There's a really sharp drop after August 2020. It looks like the former devs increased their activity a bit in February-March of 2021 but after that is almost flat.
A browser engine is something way too big to sustain by hobbyists or as a side job. Most of small user base browsers are Chromium derivatives, WebKit wrappers (iOS).
There's forks of Firefox like Waterfox or Palemoon which end up slowly getting behind in features or security implementations.
In a way, #2 answers #1. Even if the only benefit of oxidizing subsystems in Firefox was to lower the barrier to entry for contributors, it would still be worth it.
To answer #2, though, a good way is to search through the issues by the GitHub labels that mark easier issues to tackle:
Feels somewhat similar to the faith of RethinkDB, which was an awesome database in many regards, but it was difficult to keep the steam up after the sponsoring company shut down.

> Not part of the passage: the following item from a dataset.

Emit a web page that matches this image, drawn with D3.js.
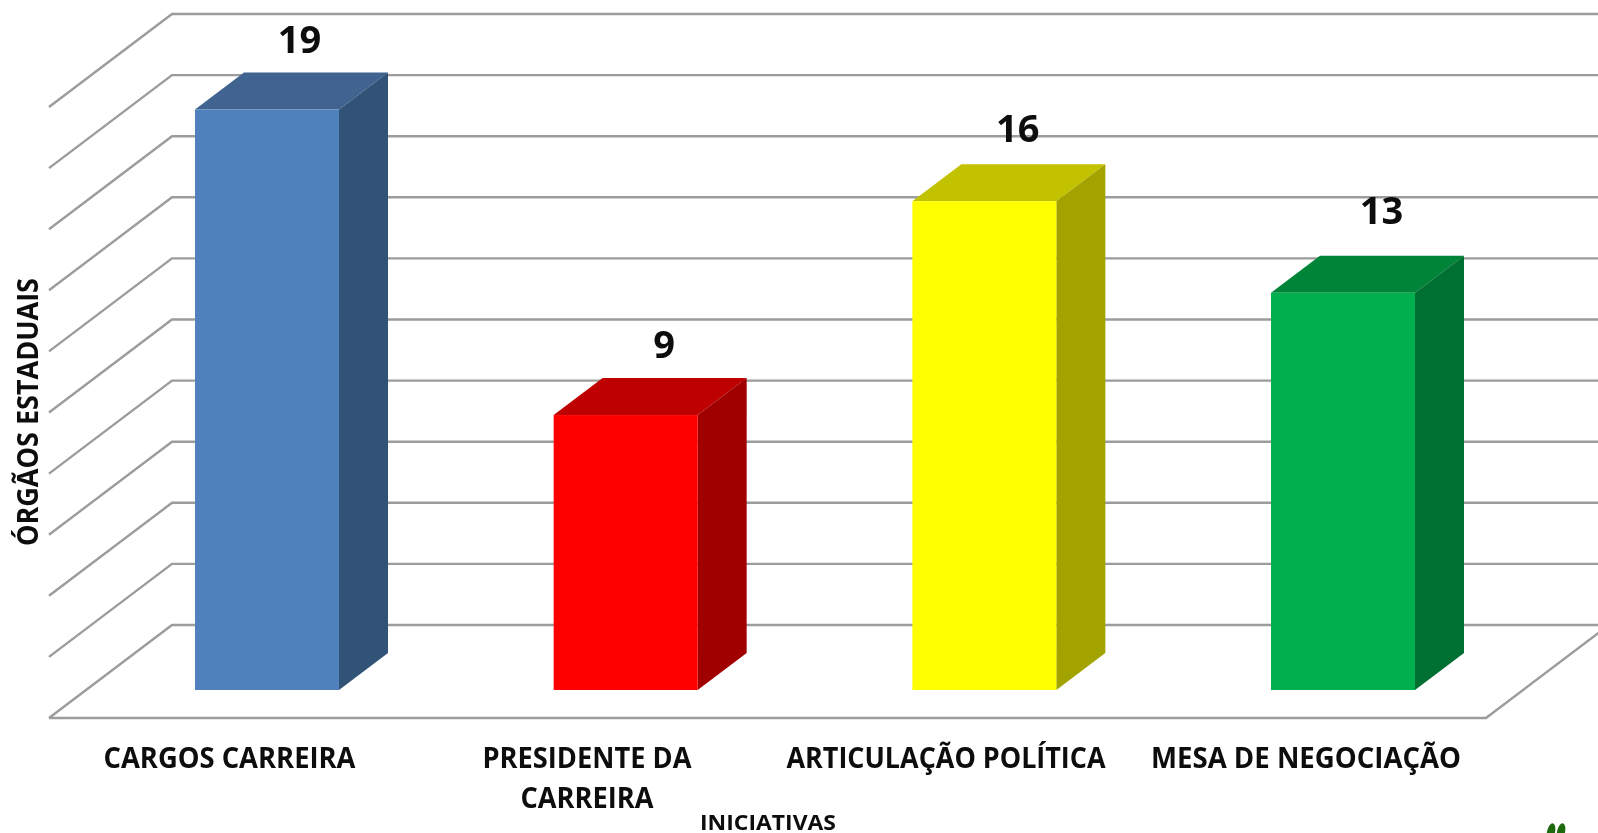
<!DOCTYPE html>
<html>
<head>
<meta charset="utf-8">
<script src="https://cdn.jsdelivr.net/npm/d3@7"></script>
<style>
html,body{margin:0;padding:0;background:#fff;overflow:hidden}
svg{display:block}
text{font-family:"Open Sans",sans-serif;font-weight:700;fill:#0a0a0a}
</style>
</head>
<body>
<svg id="chart" width="1598" height="833"></svg>
<script>
// Data
const categories = ["CARGOS CARREIRA", "PRESIDENTE DA CARREIRA", "ARTICULAÇÃO POLÍTICA", "MESA DE NEGOCIAÇÃO"];
const values = [19, 9, 16, 13];
const yDomain = [0, 20];
const yTickStep = 2;
const xTitle = "INICIATIVAS";
const yTitle = "ÓRGÃOS ESTADUAIS";

// Styles
const frontColors = ["#4f81bd", "#ff0000", "#ffff00", "#00b050"];
const topColors = ["#3f6390", "#bf0000", "#c2c200", "#008437"];
const sideColors = ["#325278", "#a00000", "#a3a300", "#006f32"];

// Layout of the pseudo-3D box
const W = 1598, H = 833;
const wallLeft = 172, depthX = 123, depthY = 93, floorRight = 1486;
const barDepthX = 49, barFrontDrop = 65, barBackDrop = 28;
const labelNudgeX = [8, 14, 9, 14];
const labelBaselineGap = [20, 20, 22, 32];
const catCenterX = [229.5, 587, 946, 1306];
const catLines = [["CARGOS CARREIRA"], ["PRESIDENTE DA", "CARREIRA"], ["ARTICULAÇÃO POLÍTICA"], ["MESA DE NEGOCIAÇÃO"]];
const lineWidthFor = {"CARGOS CARREIRA":252,"PRESIDENTE DA":209,"CARREIRA":133,"ARTICULAÇÃO POLÍTICA":319,"MESA DE NEGOCIAÇÃO":310};

const y = d3.scaleLinear().domain(yDomain).range([625, 14]);
const x = d3.scaleBand().domain(categories).range([195, 1415]).paddingInner(0.5985).paddingOuter(0);
const gridTicks = d3.range(yDomain[0], yDomain[1] + yTickStep, yTickStep);

const svg = d3.select("#chart");
const defs = svg.append("defs");
defs.append("filter").attr("id", "soft").attr("x", "-2%").attr("y", "-2%").attr("width", "104%").attr("height", "104%")
  .append("feGaussianBlur").attr("stdDeviation", 0.7);
const root = svg.append("g").attr("filter", "url(#soft)");
root.append("rect").attr("width", W).attr("height", H).attr("fill", "#fff");

const gridColor = "#9c9c9c";
const grid = root.append("g").attr("fill", "none").attr("stroke", gridColor).attr("stroke-width", 2.4);
grid.selectAll("path.wall").data(gridTicks).join("path").attr("class", "wall")
  .attr("d", d => `M${wallLeft - depthX},${y(d) + depthY}L${wallLeft},${y(d)}L${W + 2},${y(d)}`);
grid.append("path")
  .attr("d", `M${wallLeft - depthX},${y(0) + depthY}L${floorRight},${y(0) + depthY}L${floorRight + depthX},${y(0)}`);

const bars = root.append("g").selectAll("g").data(categories).join("g");
bars.append("polygon").attr("fill", (d, i) => topColors[i]).attr("points", (d, i) => {
  const l = x(d), r = l + x.bandwidth(), ft = y(values[i]) + barFrontDrop, bt = y(values[i]) + barBackDrop;
  return [[l, ft], [l + barDepthX, bt], [r + barDepthX, bt], [r, ft]].join(" ");
});
bars.append("polygon").attr("fill", (d, i) => sideColors[i]).attr("points", (d, i) => {
  const r = x(d) + x.bandwidth();
  return [[r, y(values[i]) + barFrontDrop], [r + barDepthX, y(values[i]) + barBackDrop],
          [r + barDepthX, y(0) + barBackDrop], [r, y(0) + barFrontDrop]].join(" ");
});
bars.append("rect").attr("fill", (d, i) => frontColors[i])
  .attr("x", d => x(d)).attr("width", x.bandwidth())
  .attr("y", (d, i) => y(values[i]) + barFrontDrop)
  .attr("height", (d, i) => y(0) - y(values[i]));

// Value labels
root.append("g").selectAll("text").data(categories).join("text")
  .attr("text-anchor", "middle").attr("font-size", 38)
  .attr("x", (d, i) => x(d) + (x.bandwidth() + barDepthX) / 2 + labelNudgeX[i])
  .attr("y", (d, i) => y(values[i]) + barBackDrop - labelBaselineGap[i])
  .text((d, i) => values[i]);

// Category labels
const cat = root.append("g").selectAll("g").data(catLines).join("g");
cat.selectAll("text").data((lines, i) => lines.map((t, j) => ({t, j, cx: catCenterX[i]}))).join("text")
  .attr("text-anchor", "middle").attr("font-size", 28)
  .attr("x", d => d.cx).attr("y", d => 768 + d.j * 40)
  .attr("textLength", d => lineWidthFor[d.t]).attr("lengthAdjust", "spacingAndGlyphs")
  .text(d => d.t);

// Axis titles
root.append("text").attr("text-anchor", "middle").attr("font-size", 21)
  .attr("x", 768).attr("y", 830).attr("textLength", 136).attr("lengthAdjust", "spacingAndGlyphs").text(xTitle);
root.append("text").attr("text-anchor", "middle").attr("font-size", 28)
  .attr("transform", "translate(38,412) rotate(-90)")
  .attr("textLength", 268).attr("lengthAdjust", "spacingAndGlyphs").text(yTitle);

// Cropped logo fragment at the lower right
const logo = root.append("g").attr("fill", "#1f6a10");
logo.append("ellipse").attr("cx", 1551).attr("cy", 832).attr("rx", 4).attr("ry", 9).attr("transform", "rotate(12 1551 832)");
logo.append("ellipse").attr("cx", 1561).attr("cy", 832).attr("rx", 4).attr("ry", 9).attr("transform", "rotate(12 1561 832)");
</script>
</body>
</html>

https://github.com/rethinkdb/rethinkdb/graphs/contributors
One thing that may work, is if Servo tries to carve out a very narrow niche, much smaller than just "general browser", where they are unique and useful.
Take embedding as an example. If Servo became a great choice for embedding (similar to WebViews, Electron or maybe as an "engine" to Electron), where there is usually a single set of CSS and Javascript that it's expected to run (basically a bundled app), the downsides of Servo not supporting all Web APIs, or not handling all edge cases, is reduced. Basically, if it runs your code, that's enough.
So it'll become "useful" (regardless of where you put the bar for useful) earlier in an embedding context, compared to it becoming useful as a general browser.
Should it catch on as a tool for embedding, that would drive more usage and more contributions, which would be a beneficial circle.
But this niche could also be something entirely different, of course, I'm not sure embedding is the one.